Ficando nas obras de grande calibre, creio que o caso internacional mais espetacular de um roubo recente  foi o da Saliera de Francisco I, esculpida por Benvenuto Cellini, e conservada nas coleções do Kunsthistorisches Museum de Viena. Ocorreu na noite do 10 para 11 de maio de 2003,  e foi reencontrada em 2006.



Não é o caso das litogravuras de Bausch, que fazem parte de um álbum publicado em 1852. Elas apresentam um extraordinário interesse iconográfico e documental para a cultura brasileira e são de alta qualidade artística. Mas é muito evidente que não possuem a projeção dos exemplos que citei acima. Além disso, litos são múltiplos. Há vários exemplares da mesma imagem, o que facilita o comércio desonesto. É sobretudo neste nível que encontramos a pocilga. 

Os jornais noticiaram hoje que peritos confirmaram a origem fraudulenta dessas gravuras, surrupiadas da Biblioteca Nacional. Que elas se encontrem numa coleção tão importante como a do Itaú surpreende. O caso inclui uma história obscura envolvendo o ex-marido de uma herdeira do banco, comprador das gravuras.  Ela nos alerta para um ponto.

No Brasil, os promotores das artes plásticas são ricaços. Ok, nos EUA também. A diferença é que, lá, eles não metem o bedelho nas instituições responsáveis pelos acervos, ou muito menos que nestes trópicos. Aqui, tais instituições são a base para um trono de vaidades incompetentes onde se sentam bundas milionárias. Está bem, sem exagerar, nem todos. Quase todos. Com isso se cria a mixórdia entre o pessoal e a instituição (para não mencionar a que ocorre entre o público e o privado, em casos de almálgamas inextricáveis). Há colecionadores que se acomodam muito bem com obras de origem obscura. O problema é quando elas vão parar em instituições oficiais.

Na notícia de hoje, dada pela Folha, há uma declaração curiosa de Helena Severo, a presidente da Biblioteca Nacional: "É um momento difícil, até doloroso, mas a restituição é o grande ganho".
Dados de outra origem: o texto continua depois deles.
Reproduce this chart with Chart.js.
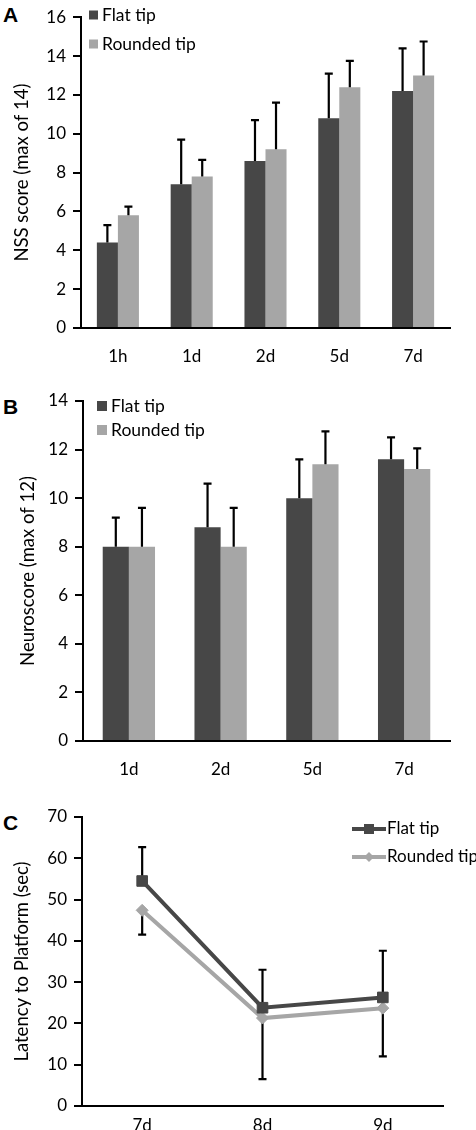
<!DOCTYPE html>
<html lang="en">
<head>
  <meta charset="UTF-8">
  <title>Flat vs rounded tip</title>
  <script src="https://cdn.jsdelivr.net/npm/chart.js"></script>
  <style>
    body { margin: 0; background: #fff; width: 476px; height: 1130px; position: relative; overflow: hidden; }
    canvas { position: absolute; left: 0; }
    .panel { position: absolute; left: 3px; font: bold 21px "Liberation Sans", Arial, sans-serif; color: #000; }
  </style>
</head>
<body>
  <div class="panel" style="top:3px">A</div>
  <div class="panel" style="top:395px">B</div>
  <div class="panel" style="top:811px">C</div>

  <canvas id="chartA" width="476" height="370" style="top:0"></canvas>
  <canvas id="chartB" width="476" height="415" style="top:370px"></canvas>
  <canvas id="chartC" width="476" height="352" style="top:780px"></canvas>

  <script>
    // Panel A - NSS score
    const catsA = ['1h', '1d', '2d', '5d', '7d'];
    const flatA = [4.4, 7.4, 8.6, 10.8, 12.2];
    const flatSdA = [0.9, 2.3, 2.1, 2.3, 2.2];
    const roundA = [5.8, 7.8, 9.2, 12.4, 13.0];
    const roundSdA = [0.45, 0.85, 2.4, 1.35, 1.75];
    const yMaxA = 16, yStepA = 2;

    // Panel B - Neuroscore
    const catsB = ['1d', '2d', '5d', '7d'];
    const flatB = [8.0, 8.8, 10.0, 11.6];
    const flatSdB = [1.2, 1.8, 1.6, 0.9];
    const roundB = [8.0, 8.0, 11.4, 11.2];
    const roundSdB = [1.6, 1.6, 1.35, 0.85];
    const yMaxB = 14, yStepB = 2;

    // Panel C - latency to platform
    const catsC = ['7d', '8d', '9d'];
    const flatC = [54.5, 23.8, 26.3];
    const flatSdC = [8.2, 9.2, 11.3];
    const roundC = [47.4, 21.3, 23.7];
    const roundSdC = [5.9, 14.8, 11.7];
    const yMaxC = 70, yStepC = 10;

    const seriesNames = ['Flat tip', 'Rounded tip'];
    const DARK = '#474747';
    const LIGHT = '#a6a6a6';
    const FONT = 'Lato, "Open Sans", sans-serif';

    // error bars: one-sided (up or down) with a cap
    const errorBars = {
      id: 'errorBars',
      beforeDatasetsDraw(chart, args, opts) { if (opts.behind) drawErrors(chart); },
      afterDatasetsDraw(chart, args, opts) { if (!opts.behind) drawErrors(chart); }
    };
    function drawErrors(chart) {
      const ctx = chart.ctx;
      const y = chart.scales.y;
      ctx.save();
      ctx.strokeStyle = '#000';
      ctx.lineWidth = 2.2;
      chart.data.datasets.forEach((ds, i) => {
        if (!ds.errors) return;
        chart.getDatasetMeta(i).data.forEach((el, j) => {
          const v = ds.data[j];
          const end = ds.errDir === 'down' ? v - ds.errors[j] : v + ds.errors[j];
          const y0 = y.getPixelForValue(v), y1 = y.getPixelForValue(end);
          ctx.beginPath();
          ctx.moveTo(el.x, y0);
          ctx.lineTo(el.x, y1);
          ctx.moveTo(el.x - 4, y1);
          ctx.lineTo(el.x + 4, y1);
          ctx.stroke();
        });
      });
      ctx.restore();
    }

    // hand drawn legend, placed relative to the canvas
    const boxLegend = {
      id: 'boxLegend',
      afterDraw(chart, args, o) {
        const ctx = chart.ctx;
        ctx.save();
        ctx.font = (o.size || 17.5) + 'px ' + FONT;
        ctx.textBaseline = 'middle';
        chart.data.datasets.forEach((ds, i) => {
          const cy = o.y + i * o.gap;
          ctx.fillStyle = ds.backgroundColor;
          if (o.line) {
            ctx.strokeStyle = ds.borderColor;
            ctx.lineWidth = 4;
            ctx.beginPath();
            ctx.moveTo(o.x, cy);
            ctx.lineTo(o.x + 34, cy);
            ctx.stroke();
            const mx = o.x + 17;
            ctx.beginPath();
            if (ds.pointStyle === 'rect') {
              ctx.rect(mx - 5, cy - 5, 10, 10);
            } else {
              ctx.moveTo(mx, cy - 5); ctx.lineTo(mx + 5, cy);
              ctx.lineTo(mx, cy + 5); ctx.lineTo(mx - 5, cy);
              ctx.closePath();
            }
            ctx.fill();
            ctx.fillStyle = '#000';
            ctx.fillText(ds.label, o.x + 35, cy);
          } else {
            ctx.fillRect(o.x, cy - o.box / 2, o.box, o.box);
            ctx.fillStyle = '#000';
            ctx.fillText(ds.label, o.x + o.box + 4, cy);
          }
        });
        ctx.restore();
      }
    };

    function scalesFor(yMax, yStep, yWidth, xHeight, xPad, titleText, titlePad) {
      return {
        x: {
          offset: true,
          grid: { display: false },
          border: { color: '#000', width: 2 },
          ticks: { color: '#000', font: { family: FONT, size: 17 }, padding: xPad },
          afterFit(s) { s.height = xHeight; }
        },
        y: {
          min: 0, max: yMax,
          grid: { drawOnChartArea: false, drawTicks: true, tickLength: 8, color: '#000', lineWidth: 2 },
          border: { color: '#000', width: 2 },
          ticks: { stepSize: yStep, color: '#000', font: { family: FONT, size: 17 }, padding: 7 },
          title: {
            display: true, text: titleText, color: '#000',
            font: { family: FONT, size: 18.5 }, padding: { top: titlePad, bottom: 0 }
          },
          afterFit(s) { s.width = yWidth; }
        }
      };
    }

    function barChart(id, cats, flat, flatSd, round, roundSd, yMax, yStep, geo) {
      return new Chart(document.getElementById(id), {
        type: 'bar',
        data: {
          labels: cats,
          datasets: [
            { label: seriesNames[0], data: flat, errors: flatSd, errDir: 'up', backgroundColor: DARK },
            { label: seriesNames[1], data: round, errors: roundSd, errDir: 'up', backgroundColor: LIGHT }
          ]
        },
        options: {
          responsive: false,
          animation: false,
          categoryPercentage: 0.57,
          barPercentage: 1.0,
          layout: { padding: geo.padding },
          plugins: {
            legend: { display: false },
            tooltip: { enabled: false },
            errorBars: { behind: false },
            boxLegend: geo.legend
          },
          scales: scalesFor(yMax, yStep, geo.yWidth, geo.xHeight, geo.xPad, geo.title, geo.titlePad)
        },
        plugins: [errorBars, boxLegend]
      });
    }

    barChart('chartA', catsA, flatA, flatSdA, roundA, roundSdA, yMaxA, yStepA, {
      padding: { top: 11, right: 26, left: 0, bottom: 0 },
      yWidth: 81, xHeight: 42, xPad: 10,
      title: 'NSS score (max of 14)', titlePad: 11,
      legend: { x: 89, y: 15, gap: 29, box: 9 }
    });

    barChart('chartB', catsB, flatB, flatSdB, roundB, roundSdB, yMaxB, yStepB, {
      padding: { top: 31, right: 26, left: 0, bottom: 0 },
      yWidth: 83, xHeight: 44, xPad: 10,
      title: 'Neuroscore (max of 12)', titlePad: 17,
      legend: { x: 97, y: 36, gap: 24, box: 10 }
    });

    new Chart(document.getElementById('chartC'), {
      type: 'line',
      data: {
        labels: catsC,
        datasets: [
          {
            label: seriesNames[0], data: flatC, errors: flatSdC, errDir: 'up',
            borderColor: DARK, backgroundColor: DARK, borderWidth: 4, tension: 0,
            pointStyle: 'rect', pointRadius: 7.5, pointBackgroundColor: DARK, pointBorderColor: DARK, pointBorderWidth: 1
          },
          {
            label: seriesNames[1], data: roundC, errors: roundSdC, errDir: 'down',
            borderColor: LIGHT, backgroundColor: LIGHT, borderWidth: 4, tension: 0,
            pointStyle: 'rectRot', pointRadius: 6, pointBackgroundColor: LIGHT, pointBorderColor: LIGHT, pointBorderWidth: 1
          }
        ]
      },
      options: {
        responsive: false,
        animation: false,
        layout: { padding: { top: 37, right: 33, left: 0, bottom: 0 } },
        plugins: {
          legend: { display: false },
          tooltip: { enabled: false },
          errorBars: { behind: true },
          boxLegend: { x: 352, y: 49, gap: 28, line: true, size: 17 }
        },
        scales: scalesFor(yMaxC, yStepC, 82, 26, 1, 'Latency to Platform (sec)', 11)
      },
      plugins: [errorBars, boxLegend]
    });
  </script>
</body>
</html>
Como assim, momento difícil e doloroso? Difícil e doloroso foi quando, em 2004, as litogravuras de Bausch foram abiscoitadas da Biblioteca.  Quando um álbum de imagens que medem 29 x 54 cm pôde ser levado por um gatuno. E, se é ótimo que elas voltem para a grande instituição pública que é a Biblioteca Nacional, não se trata de ganho, mas de justiça.